### Exercise task:
Return the lines below exactly, from the first line to the line that contains "ax = fig.add_axes([0.084, 0.047, 0.701, 0.897])". Leave out pictures.

### Dataset:
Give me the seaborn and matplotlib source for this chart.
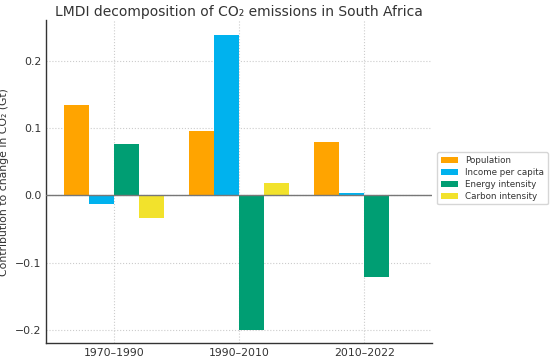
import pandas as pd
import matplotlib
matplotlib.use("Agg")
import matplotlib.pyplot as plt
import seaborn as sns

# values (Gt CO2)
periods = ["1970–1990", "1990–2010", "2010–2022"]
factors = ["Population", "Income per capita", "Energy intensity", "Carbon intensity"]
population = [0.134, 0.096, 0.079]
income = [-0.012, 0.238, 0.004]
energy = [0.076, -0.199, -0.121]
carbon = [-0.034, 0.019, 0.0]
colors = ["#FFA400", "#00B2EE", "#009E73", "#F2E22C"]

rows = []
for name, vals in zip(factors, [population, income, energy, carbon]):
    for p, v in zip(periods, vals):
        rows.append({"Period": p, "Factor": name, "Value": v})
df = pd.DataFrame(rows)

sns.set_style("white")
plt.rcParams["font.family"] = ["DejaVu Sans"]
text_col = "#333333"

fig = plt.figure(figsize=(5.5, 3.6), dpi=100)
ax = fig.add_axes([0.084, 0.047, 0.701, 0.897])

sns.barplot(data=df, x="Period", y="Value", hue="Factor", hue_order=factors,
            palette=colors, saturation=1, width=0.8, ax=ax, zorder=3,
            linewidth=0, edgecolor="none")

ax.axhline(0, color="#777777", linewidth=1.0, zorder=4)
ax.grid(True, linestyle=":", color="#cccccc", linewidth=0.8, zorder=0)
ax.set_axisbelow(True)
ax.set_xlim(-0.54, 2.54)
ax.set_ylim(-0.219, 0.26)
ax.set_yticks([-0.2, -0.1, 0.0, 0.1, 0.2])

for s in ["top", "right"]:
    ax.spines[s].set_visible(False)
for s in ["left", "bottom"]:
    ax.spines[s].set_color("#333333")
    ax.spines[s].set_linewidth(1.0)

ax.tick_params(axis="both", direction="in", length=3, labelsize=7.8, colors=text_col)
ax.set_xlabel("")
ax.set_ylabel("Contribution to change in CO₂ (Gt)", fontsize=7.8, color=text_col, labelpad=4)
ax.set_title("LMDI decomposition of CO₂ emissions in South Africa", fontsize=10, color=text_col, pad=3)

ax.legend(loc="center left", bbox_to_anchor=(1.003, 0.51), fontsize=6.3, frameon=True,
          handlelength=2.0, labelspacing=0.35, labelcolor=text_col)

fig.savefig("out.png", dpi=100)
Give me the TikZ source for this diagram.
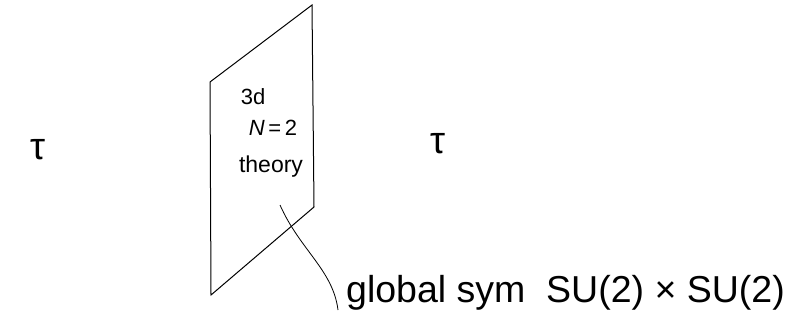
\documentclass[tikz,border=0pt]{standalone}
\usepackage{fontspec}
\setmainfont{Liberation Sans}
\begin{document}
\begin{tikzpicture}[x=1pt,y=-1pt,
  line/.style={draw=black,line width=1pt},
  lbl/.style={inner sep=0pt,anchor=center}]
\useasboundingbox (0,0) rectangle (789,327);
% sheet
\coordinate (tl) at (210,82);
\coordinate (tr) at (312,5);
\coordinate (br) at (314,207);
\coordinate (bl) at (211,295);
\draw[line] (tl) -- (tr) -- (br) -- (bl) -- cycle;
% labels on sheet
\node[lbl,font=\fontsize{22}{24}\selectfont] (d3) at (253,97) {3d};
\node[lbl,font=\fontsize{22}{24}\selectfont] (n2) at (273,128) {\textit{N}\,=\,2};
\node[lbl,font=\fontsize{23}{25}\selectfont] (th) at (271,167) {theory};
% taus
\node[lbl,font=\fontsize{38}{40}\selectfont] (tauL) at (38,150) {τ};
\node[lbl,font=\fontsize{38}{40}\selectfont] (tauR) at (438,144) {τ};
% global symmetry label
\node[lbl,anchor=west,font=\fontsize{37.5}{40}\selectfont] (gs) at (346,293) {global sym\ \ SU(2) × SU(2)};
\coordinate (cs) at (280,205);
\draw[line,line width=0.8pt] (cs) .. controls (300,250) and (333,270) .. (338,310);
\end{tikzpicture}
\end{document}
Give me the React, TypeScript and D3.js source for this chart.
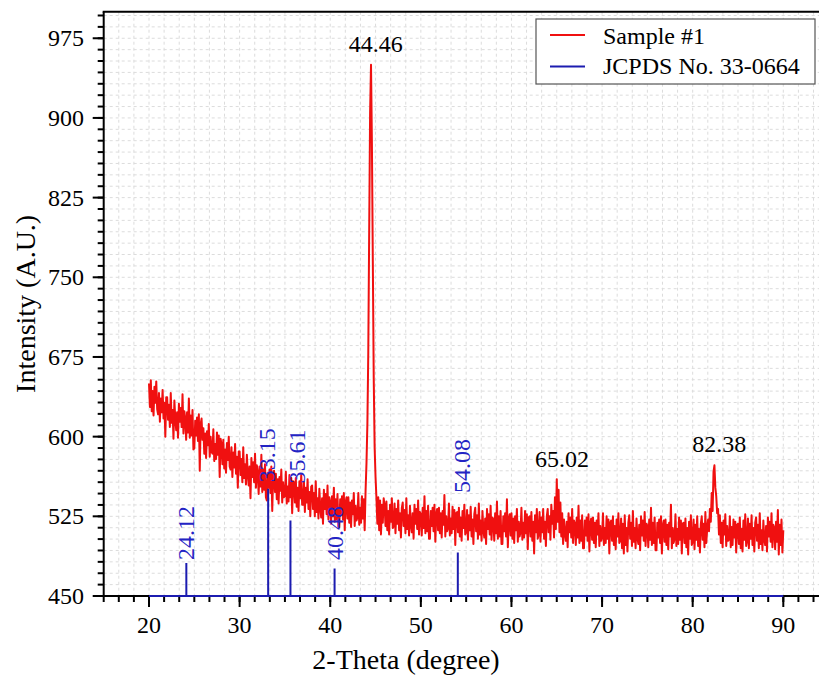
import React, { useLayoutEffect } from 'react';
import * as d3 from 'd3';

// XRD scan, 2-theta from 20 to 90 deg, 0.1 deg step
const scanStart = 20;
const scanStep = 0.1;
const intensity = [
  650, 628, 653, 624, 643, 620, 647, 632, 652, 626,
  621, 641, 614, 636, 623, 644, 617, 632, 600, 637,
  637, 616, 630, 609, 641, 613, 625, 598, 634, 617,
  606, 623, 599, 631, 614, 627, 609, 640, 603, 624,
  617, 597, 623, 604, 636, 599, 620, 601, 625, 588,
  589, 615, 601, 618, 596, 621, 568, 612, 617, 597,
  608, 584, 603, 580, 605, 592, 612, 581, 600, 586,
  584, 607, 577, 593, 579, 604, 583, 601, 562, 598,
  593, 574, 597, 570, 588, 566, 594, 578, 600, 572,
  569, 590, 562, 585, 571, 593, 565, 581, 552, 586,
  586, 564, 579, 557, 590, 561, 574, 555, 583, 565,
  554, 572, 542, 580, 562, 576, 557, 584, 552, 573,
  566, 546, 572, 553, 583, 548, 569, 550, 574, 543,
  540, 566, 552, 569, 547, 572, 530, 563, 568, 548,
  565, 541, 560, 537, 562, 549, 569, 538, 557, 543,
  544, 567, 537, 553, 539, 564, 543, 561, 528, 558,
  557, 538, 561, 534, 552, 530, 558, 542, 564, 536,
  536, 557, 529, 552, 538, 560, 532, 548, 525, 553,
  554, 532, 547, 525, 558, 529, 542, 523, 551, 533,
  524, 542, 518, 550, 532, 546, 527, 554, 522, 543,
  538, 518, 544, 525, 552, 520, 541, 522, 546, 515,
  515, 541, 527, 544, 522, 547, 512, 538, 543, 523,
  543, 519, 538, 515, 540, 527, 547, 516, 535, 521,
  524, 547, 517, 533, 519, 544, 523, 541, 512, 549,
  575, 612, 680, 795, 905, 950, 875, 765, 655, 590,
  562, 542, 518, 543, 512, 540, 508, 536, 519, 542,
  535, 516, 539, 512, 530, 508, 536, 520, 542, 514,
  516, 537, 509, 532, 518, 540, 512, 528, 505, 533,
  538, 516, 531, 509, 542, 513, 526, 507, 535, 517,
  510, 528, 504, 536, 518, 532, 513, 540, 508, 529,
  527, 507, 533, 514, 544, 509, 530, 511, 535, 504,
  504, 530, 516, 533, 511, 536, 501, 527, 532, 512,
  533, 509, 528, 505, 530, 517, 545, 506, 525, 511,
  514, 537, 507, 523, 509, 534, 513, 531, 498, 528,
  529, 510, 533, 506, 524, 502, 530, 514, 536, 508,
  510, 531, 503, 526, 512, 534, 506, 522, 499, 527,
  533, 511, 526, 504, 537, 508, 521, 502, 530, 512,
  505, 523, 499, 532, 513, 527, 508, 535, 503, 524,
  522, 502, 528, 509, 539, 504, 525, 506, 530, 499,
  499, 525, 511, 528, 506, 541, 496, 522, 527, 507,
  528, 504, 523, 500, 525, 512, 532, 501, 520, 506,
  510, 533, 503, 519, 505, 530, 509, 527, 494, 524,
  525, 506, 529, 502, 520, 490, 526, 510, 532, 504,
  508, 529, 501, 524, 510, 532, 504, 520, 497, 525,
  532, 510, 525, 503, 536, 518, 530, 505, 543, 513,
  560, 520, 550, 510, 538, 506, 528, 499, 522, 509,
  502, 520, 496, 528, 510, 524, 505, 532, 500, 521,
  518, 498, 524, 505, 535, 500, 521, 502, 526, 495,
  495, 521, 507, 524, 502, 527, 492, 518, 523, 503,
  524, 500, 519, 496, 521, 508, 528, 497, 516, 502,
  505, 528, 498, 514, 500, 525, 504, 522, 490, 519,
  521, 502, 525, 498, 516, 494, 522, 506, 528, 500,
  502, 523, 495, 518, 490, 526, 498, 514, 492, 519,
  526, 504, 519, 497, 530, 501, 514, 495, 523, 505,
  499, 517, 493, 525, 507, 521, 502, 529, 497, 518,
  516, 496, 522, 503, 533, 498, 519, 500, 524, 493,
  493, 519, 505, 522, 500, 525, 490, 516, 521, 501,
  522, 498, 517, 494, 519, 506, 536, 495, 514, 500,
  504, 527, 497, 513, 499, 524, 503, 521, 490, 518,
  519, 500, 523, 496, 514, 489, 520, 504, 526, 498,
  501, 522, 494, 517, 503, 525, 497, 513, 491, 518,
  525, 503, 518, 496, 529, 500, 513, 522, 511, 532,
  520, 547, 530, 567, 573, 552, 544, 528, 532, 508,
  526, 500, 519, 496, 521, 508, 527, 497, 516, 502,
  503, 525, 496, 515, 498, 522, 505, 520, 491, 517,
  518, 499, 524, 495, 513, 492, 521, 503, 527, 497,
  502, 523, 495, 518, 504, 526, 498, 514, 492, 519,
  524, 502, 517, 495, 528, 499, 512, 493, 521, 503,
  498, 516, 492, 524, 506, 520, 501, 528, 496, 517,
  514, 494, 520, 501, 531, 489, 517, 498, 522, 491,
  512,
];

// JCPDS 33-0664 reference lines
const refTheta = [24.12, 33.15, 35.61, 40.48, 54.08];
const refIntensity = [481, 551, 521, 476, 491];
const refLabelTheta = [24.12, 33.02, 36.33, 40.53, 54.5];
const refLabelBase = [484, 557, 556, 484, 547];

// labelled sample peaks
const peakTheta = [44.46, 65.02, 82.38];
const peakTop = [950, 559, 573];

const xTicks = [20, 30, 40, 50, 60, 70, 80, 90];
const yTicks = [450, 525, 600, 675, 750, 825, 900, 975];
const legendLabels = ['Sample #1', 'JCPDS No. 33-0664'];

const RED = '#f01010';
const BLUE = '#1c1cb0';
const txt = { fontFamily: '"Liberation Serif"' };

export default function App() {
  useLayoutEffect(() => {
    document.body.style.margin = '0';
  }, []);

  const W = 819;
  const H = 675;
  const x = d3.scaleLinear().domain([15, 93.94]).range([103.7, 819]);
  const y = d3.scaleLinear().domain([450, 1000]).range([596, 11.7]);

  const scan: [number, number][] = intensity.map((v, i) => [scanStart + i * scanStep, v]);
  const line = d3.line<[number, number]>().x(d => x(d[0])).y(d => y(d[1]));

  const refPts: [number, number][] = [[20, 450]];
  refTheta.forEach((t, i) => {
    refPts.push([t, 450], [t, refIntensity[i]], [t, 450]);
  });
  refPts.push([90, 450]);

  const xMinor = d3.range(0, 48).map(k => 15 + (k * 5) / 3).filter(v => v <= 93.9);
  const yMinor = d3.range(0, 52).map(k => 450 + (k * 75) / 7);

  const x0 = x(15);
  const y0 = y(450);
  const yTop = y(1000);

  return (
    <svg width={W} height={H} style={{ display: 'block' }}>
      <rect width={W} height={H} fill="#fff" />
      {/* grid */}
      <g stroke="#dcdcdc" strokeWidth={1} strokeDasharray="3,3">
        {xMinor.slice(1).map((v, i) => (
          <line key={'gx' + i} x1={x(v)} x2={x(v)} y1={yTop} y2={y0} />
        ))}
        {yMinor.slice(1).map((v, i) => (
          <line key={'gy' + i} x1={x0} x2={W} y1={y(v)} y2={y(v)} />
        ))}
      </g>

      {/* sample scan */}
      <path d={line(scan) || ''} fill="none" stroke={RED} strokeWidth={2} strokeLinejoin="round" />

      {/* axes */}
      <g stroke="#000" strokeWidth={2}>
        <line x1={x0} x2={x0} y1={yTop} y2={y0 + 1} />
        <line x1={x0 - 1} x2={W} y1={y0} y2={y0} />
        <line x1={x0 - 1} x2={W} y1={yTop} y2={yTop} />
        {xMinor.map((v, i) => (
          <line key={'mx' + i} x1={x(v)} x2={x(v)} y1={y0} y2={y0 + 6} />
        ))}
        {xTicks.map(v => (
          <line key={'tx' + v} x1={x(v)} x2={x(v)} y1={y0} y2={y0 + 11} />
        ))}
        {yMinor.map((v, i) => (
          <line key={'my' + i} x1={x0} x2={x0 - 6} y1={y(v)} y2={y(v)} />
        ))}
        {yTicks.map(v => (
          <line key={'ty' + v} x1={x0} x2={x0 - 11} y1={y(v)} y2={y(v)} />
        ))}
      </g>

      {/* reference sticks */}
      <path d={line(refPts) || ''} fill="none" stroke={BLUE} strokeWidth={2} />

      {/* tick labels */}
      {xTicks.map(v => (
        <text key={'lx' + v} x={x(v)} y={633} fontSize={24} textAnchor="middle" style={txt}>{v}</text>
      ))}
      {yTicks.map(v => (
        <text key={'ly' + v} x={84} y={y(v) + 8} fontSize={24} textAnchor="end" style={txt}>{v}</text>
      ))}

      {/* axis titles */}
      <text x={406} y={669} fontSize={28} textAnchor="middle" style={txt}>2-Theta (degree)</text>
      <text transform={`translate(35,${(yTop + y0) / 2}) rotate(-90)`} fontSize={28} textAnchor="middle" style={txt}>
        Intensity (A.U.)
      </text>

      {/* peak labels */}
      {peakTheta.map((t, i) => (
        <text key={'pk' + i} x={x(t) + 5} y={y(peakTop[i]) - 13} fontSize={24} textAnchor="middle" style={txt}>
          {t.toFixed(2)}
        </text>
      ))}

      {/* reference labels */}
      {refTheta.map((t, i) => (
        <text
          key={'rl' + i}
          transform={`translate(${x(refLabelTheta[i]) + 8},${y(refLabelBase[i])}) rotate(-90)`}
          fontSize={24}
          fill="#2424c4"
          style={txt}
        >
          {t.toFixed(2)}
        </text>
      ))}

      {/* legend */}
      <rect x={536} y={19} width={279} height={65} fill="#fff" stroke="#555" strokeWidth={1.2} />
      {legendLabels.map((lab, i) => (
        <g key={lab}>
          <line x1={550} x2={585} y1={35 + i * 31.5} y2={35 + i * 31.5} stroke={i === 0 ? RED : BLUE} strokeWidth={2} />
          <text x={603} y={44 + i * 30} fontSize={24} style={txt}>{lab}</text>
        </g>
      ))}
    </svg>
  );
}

### Solved exercise:
Give me the seaborn and matplotlib source for this chart.
import pandas as pd
import matplotlib
matplotlib.use("Agg")
import matplotlib.pyplot as plt
import seaborn as sns

# values (Gt CO2)
periods = ["1970–1990", "1990–2010", "2010–2022"]
factors = ["Population", "Income per capita", "Energy intensity", "Carbon intensity"]
population = [0.134, 0.096, 0.079]
income = [-0.012, 0.238, 0.004]
energy = [0.076, -0.199, -0.121]
carbon = [-0.034, 0.019, 0.0]
colors = ["#FFA400", "#00B2EE", "#009E73", "#F2E22C"]

rows = []
for name, vals in zip(factors, [population, income, energy, carbon]):
    for p, v in zip(periods, vals):
        rows.append({"Period": p, "Factor": name, "Value": v})
df = pd.DataFrame(rows)

sns.set_style("white")
plt.rcParams["font.family"] = ["DejaVu Sans"]
text_col = "#333333"

fig = plt.figure(figsize=(5.5, 3.6), dpi=100)
ax = fig.add_axes([0.084, 0.047, 0.701, 0.897])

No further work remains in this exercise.